Given material:
⟨
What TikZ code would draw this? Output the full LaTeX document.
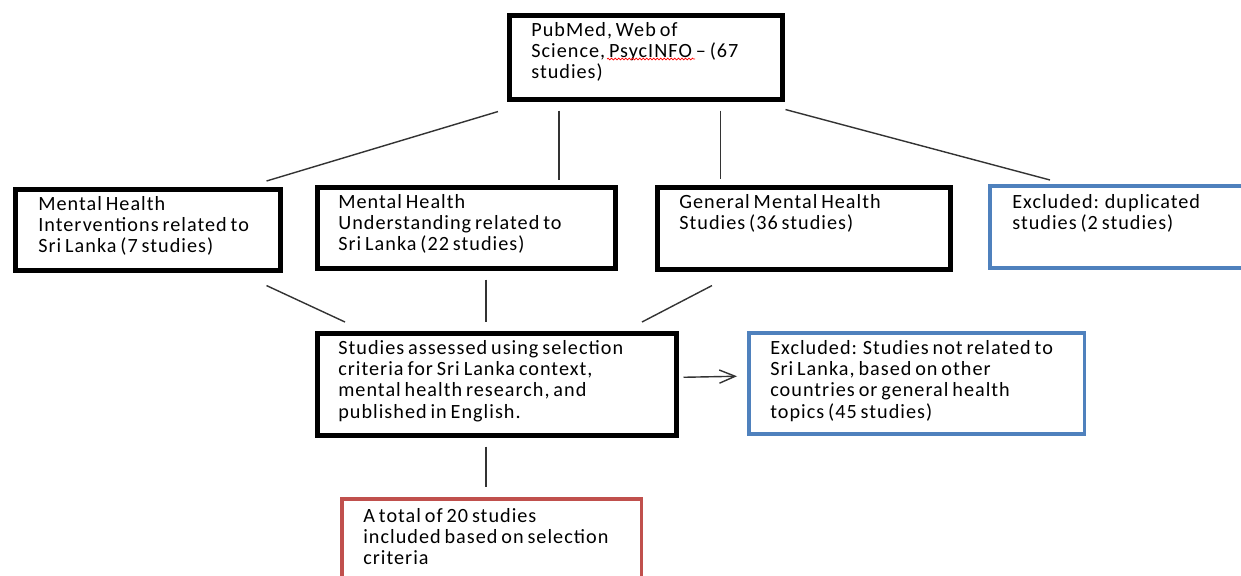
\documentclass[tikz,border=0pt]{standalone}
\usepackage{fontspec}
\setmainfont{Carlito}[LetterSpace=5, WordSpace=0.7]
\usetikzlibrary{arrows.meta, calc, decorations.pathmorphing}
\definecolor{boxblue}{HTML}{4F81BD}
\definecolor{boxred}{HTML}{C0504D}
\definecolor{linkgray}{HTML}{333333}

\begin{document}
\begin{tikzpicture}[
  x=0.02cm, y=-0.02cm,
  thickbox/.style={rectangle, draw=black, line width=2.6pt, inner sep=0pt, anchor=north west},
  bluebox/.style={rectangle, draw=boxblue, line width=2pt, inner sep=0pt, anchor=north west},
  redbox/.style={rectangle, draw=boxred, line width=2pt, inner sep=0pt, anchor=north west},
  boxtext/.style={anchor=north west, inner sep=0pt, align=left, font=\fontsize{11.5}{12.1}\selectfont},
  link/.style={draw=linkgray, line width=0.8pt},
  arrow/.style={link, -{Straight Barb[length=9pt, width=7.5pt]}},
  spellwave/.style={draw=red, line width=0.4pt, decorate, decoration={snake, amplitude=0.5pt, segment length=2pt}},
]
  \useasboundingbox (0,0) rectangle (1241,575);
  \clip (0,0) rectangle (1241,575);

  % frames
  \node[thickbox, minimum width=5.46cm, minimum height=1.68cm] (top) at (507,13) {};
  \node[thickbox, minimum width=5.30cm, minimum height=1.62cm] (interv) at (13,187) {};
  \node[thickbox, minimum width=5.96cm, minimum height=1.62cm] (underst) at (315,185) {};
  \node[thickbox, minimum width=5.86cm, minimum height=1.64cm] (general) at (655,185) {};
  \node[bluebox, minimum width=6.00cm, minimum height=1.64cm] (dupl) at (988,184) {};
  \node[thickbox, minimum width=7.18cm, minimum height=2.04cm] (assess) at (315,331) {};
  \node[bluebox, minimum width=6.72cm, minimum height=2.02cm] (notsl) at (747,331) {};
  \node[redbox, minimum width=6.00cm, minimum height=2.00cm] (final) at (340,497) {};

  % texts
  \node[boxtext] (top-t) at (531,22) {PubMed, Web of\\Science, PsycINFO – (67\\studies)};
  \node[boxtext] (interv-t) at (38,196) {Mental Health\\Interventions related to\\Sri Lanka (7 studies)};
  \node[boxtext] (underst-t) at (338,194) {Mental Health\\Understanding related to\\Sri Lanka (22 studies)};
  \node[boxtext] (general-t) at (679,194) {General Mental Health\\Studies (36 studies)};
  \node[boxtext] (dupl-t) at (1012,194) {Excluded: duplicated\\studies (2 studies)};
  \node[boxtext] (assess-t) at (338,340) {Studies assessed using selection\\criteria for Sri Lanka context,\\mental health research, and\\published in English.};
  \node[boxtext] (notsl-t) at (770,340) {Excluded: Studies not related to\\Sri Lanka, based on other\\countries or general health\\topics (45 studies)};
  \node[boxtext] (final-t) at (363,508) {A total of 20 studies\\included based on selection\\criteria};
  \draw[spellwave] ($(top-t.north west)+(76,37)$) -- ($(top-t.north west)+(164,37)$);

  % connectors
  \draw[link] ($(top.south west)+(-9,10)$) -- ($(interv.north east)+(-16,-6)$);
  \draw[link] ($(top.south west)+(52,9)$) -- ($(top.south west |- underst.north)+(52,-5)$);
  \draw[link] ($(top.south east)+(-64,9)$) -- ($(top.south east |- general.north)+(-64,-6)$);
  \draw[link] ($(top.south east)+(1,8)$) -- ($(dupl.north west)+(62,-4)$);
  \draw[link] ($(interv.south east)+(-16,13)$) -- ($(assess.north west)+(30,-9)$);
  \draw[link] ($(assess.north west |- underst.south)+(171,9)$) -- ($(assess.north west)+(171,-9)$);
  \draw[link] ($(general.south west)+(57,14)$) -- ($(assess.north west)+(327,-9)$);
  \draw[arrow] ($(assess.east)+(5,-7)$) -- ($(notsl.west)+(-10,-7)$);
  \draw[link] ($(assess.south west)+(171,9)$) -- ($(assess.south west |- final.north)+(171,-10)$);
\end{tikzpicture}
\end{document}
⟩
To be done:
Images should not appear in the copy; retype the listing above exactly.

Exercise solution:
What TikZ code would draw this? Output the full LaTeX document.
\documentclass[tikz,border=0pt]{standalone}
\usepackage{fontspec}
\setmainfont{Carlito}[LetterSpace=5, WordSpace=0.7]
\usetikzlibrary{arrows.meta, calc, decorations.pathmorphing}
\definecolor{boxblue}{HTML}{4F81BD}
\definecolor{boxred}{HTML}{C0504D}
\definecolor{linkgray}{HTML}{333333}

\begin{document}
\begin{tikzpicture}[
  x=0.02cm, y=-0.02cm,
  thickbox/.style={rectangle, draw=black, line width=2.6pt, inner sep=0pt, anchor=north west},
  bluebox/.style={rectangle, draw=boxblue, line width=2pt, inner sep=0pt, anchor=north west},
  redbox/.style={rectangle, draw=boxred, line width=2pt, inner sep=0pt, anchor=north west},
  boxtext/.style={anchor=north west, inner sep=0pt, align=left, font=\fontsize{11.5}{12.1}\selectfont},
  link/.style={draw=linkgray, line width=0.8pt},
  arrow/.style={link, -{Straight Barb[length=9pt, width=7.5pt]}},
  spellwave/.style={draw=red, line width=0.4pt, decorate, decoration={snake, amplitude=0.5pt, segment length=2pt}},
]
  \useasboundingbox (0,0) rectangle (1241,575);
  \clip (0,0) rectangle (1241,575);

  % frames
  \node[thickbox, minimum width=5.46cm, minimum height=1.68cm] (top) at (507,13) {};
  \node[thickbox, minimum width=5.30cm, minimum height=1.62cm] (interv) at (13,187) {};
  \node[thickbox, minimum width=5.96cm, minimum height=1.62cm] (underst) at (315,185) {};
  \node[thickbox, minimum width=5.86cm, minimum height=1.64cm] (general) at (655,185) {};
  \node[bluebox, minimum width=6.00cm, minimum height=1.64cm] (dupl) at (988,184) {};
  \node[thickbox, minimum width=7.18cm, minimum height=2.04cm] (assess) at (315,331) {};
  \node[bluebox, minimum width=6.72cm, minimum height=2.02cm] (notsl) at (747,331) {};
  \node[redbox, minimum width=6.00cm, minimum height=2.00cm] (final) at (340,497) {};

  % texts
  \node[boxtext] (top-t) at (531,22) {PubMed, Web of\\Science, PsycINFO – (67\\studies)};
  \node[boxtext] (interv-t) at (38,196) {Mental Health\\Interventions related to\\Sri Lanka (7 studies)};
  \node[boxtext] (underst-t) at (338,194) {Mental Health\\Understanding related to\\Sri Lanka (22 studies)};
  \node[boxtext] (general-t) at (679,194) {General Mental Health\\Studies (36 studies)};
  \node[boxtext] (dupl-t) at (1012,194) {Excluded: duplicated\\studies (2 studies)};
  \node[boxtext] (assess-t) at (338,340) {Studies assessed using selection\\criteria for Sri Lanka context,\\mental health research, and\\published in English.};
  \node[boxtext] (notsl-t) at (770,340) {Excluded: Studies not related to\\Sri Lanka, based on other\\countries or general health\\topics (45 studies)};
  \node[boxtext] (final-t) at (363,508) {A total of 20 studies\\included based on selection\\criteria};
  \draw[spellwave] ($(top-t.north west)+(76,37)$) -- ($(top-t.north west)+(164,37)$);

  % connectors
  \draw[link] ($(top.south west)+(-9,10)$) -- ($(interv.north east)+(-16,-6)$);
  \draw[link] ($(top.south west)+(52,9)$) -- ($(top.south west |- underst.north)+(52,-5)$);
  \draw[link] ($(top.south east)+(-64,9)$) -- ($(top.south east |- general.north)+(-64,-6)$);
  \draw[link] ($(top.south east)+(1,8)$) -- ($(dupl.north west)+(62,-4)$);
  \draw[link] ($(interv.south east)+(-16,13)$) -- ($(assess.north west)+(30,-9)$);
  \draw[link] ($(assess.north west |- underst.south)+(171,9)$) -- ($(assess.north west)+(171,-9)$);
  \draw[link] ($(general.south west)+(57,14)$) -- ($(assess.north west)+(327,-9)$);
  \draw[arrow] ($(assess.east)+(5,-7)$) -- ($(notsl.west)+(-10,-7)$);
  \draw[link] ($(assess.south west)+(171,9)$) -- ($(assess.south west |- final.north)+(171,-10)$);
\end{tikzpicture}
\end{document}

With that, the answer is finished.